Veloso também aponta que um reforço na regulação do processo das multas seria o suficiente para que as empresas tivessem mais responsabilidade com a qualidade do serviço, mas pede enfrentamento por parte do Executivo. “A forma como o transporte é regulado hoje, ainda por receita de tarifa, multas pagas a posteriori, isso impede ação da prefeitura e dá mais poder para as empresas”, explica. “Falta vontade política do Executivo, que tem uma série de motivos e meios para cobrar das empresas de ônibus e não o faz”.
A soma das infrações de dois em dois anos atribui pontos à concessionária de ônibus responsável. Caso um veículo acumule mais de 80 pontos em um ano ou mais de 120 em dois, a empresa perde o contrato com a prefeitura. Mas, para isso, precisa tramitar todo o processo. “É um jogo combinado e a certeza da impunidade garante às empresas que elas podem continuar infringindo que não vai acontecer nada”, afirma o presidente da Associação dos Usuários de Transporte Coletivo (AUTC) de Belo Horizonte, Francisco de Assis Maciel.
Para ele, o caminho que tem sido seguido é o adiamento da dívida até que seja feito um acordo que beneficie as empresas. Caso as multas não sejam pagas, são encaminhadas para serem inscritas na dívida ativa do município. “Vai se somando, vai se somando, até que seja acordado um desconto, uma anistia com as autoridades do município. Assim, fica mais fácil para as empresas e a população continua com os mesmos problemas”, afirma.

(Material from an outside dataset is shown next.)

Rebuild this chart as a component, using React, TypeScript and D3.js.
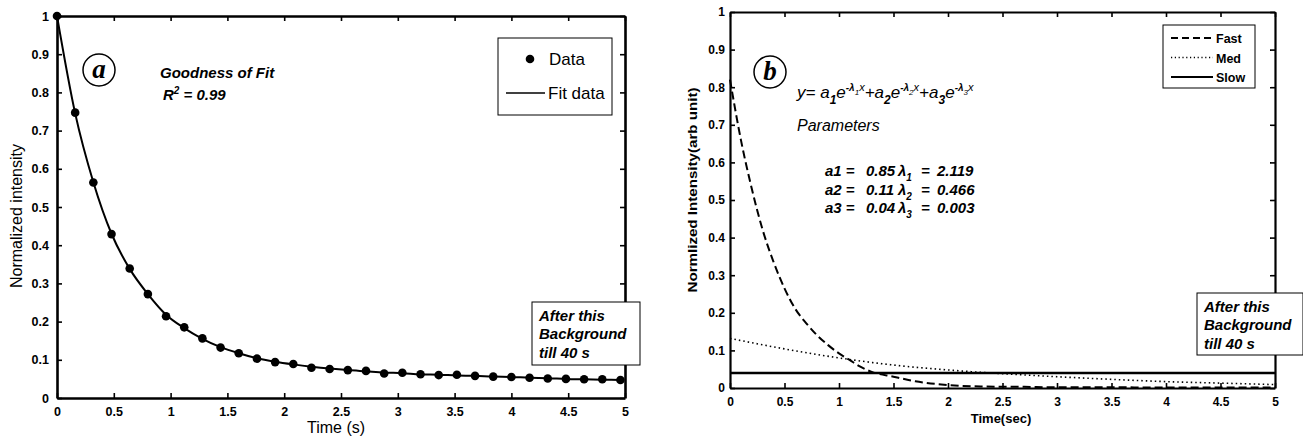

De fato, em novembro de 2015, a prefeitura sancionou a lei de nº 10.876, que concedeu desconto de até 80% sobre o valor do crédito das multas para pagamento integral e à vista. Veloso reforça que, às vezes, a multa compensa. “É feito um cálculo de seguro e risco. Por exemplo, receber uma multa por superlotação em uma viagem pode custar menos do que o ganho por aquela rota. Outra, o preço que é economizado sem os cobradores é muito maior do que o valor das multas”, pontua.
Enquanto isso, as infrações seguem sendo vividas e registradas pelos passageiros dos ônibus. “A qualidade de vida das pessoas é prejudicada e a credibilidade do transporte coletivo vai lá embaixo. A maior parte dos usuários não quer andar de ônibus e, se pudessem, não o fariam. Você pode até melhorar o serviço nisso ou naquilo, mas reconquistar a confiança é um trabalho de anos perdido”, continua Veloso.
De acordo com o último relatório da BHTrans, no mês de fevereiro 3.272 usuários enviaram alguma reclamação ou solicitação sobre os coletivos. Um terço (33%) deles foram sobre atraso dos ônibus, cabível de infração e multa. “Independente de tudo, as linhas de ônibus continuam a operar e a lucrar com a necessidade dos passageiros. Os usuários vão estar lá, disputando espaço dentro de um coletivo, porque são obrigados, não têm alternativa”, afirma o presidente da associação de usuários, Francisco de Assis Maciel.
Uma solução, para André Veloso, seria a mudança de sentido na hora de cobrar as multas das empresas. Ao invés de cobrar o pagamento, seria mais efetivo descontar, imediatamente, do subsídio. “Já é algo que é feito no Rio de Janeiro, por exemplo. Caso seja entregue um serviço abaixo do esperado, essa multa é retirada do subsídio. Sem processo moroso”, diz. O pagamento do mês de janeiro do subsídio dos ônibus de BH foi reduzido pela metade com esse objetivo. A prefeitura justificou que alguns consórcios não tinham atingido o percentual mínimo de viagens estabelecido, descumprindo o acordo.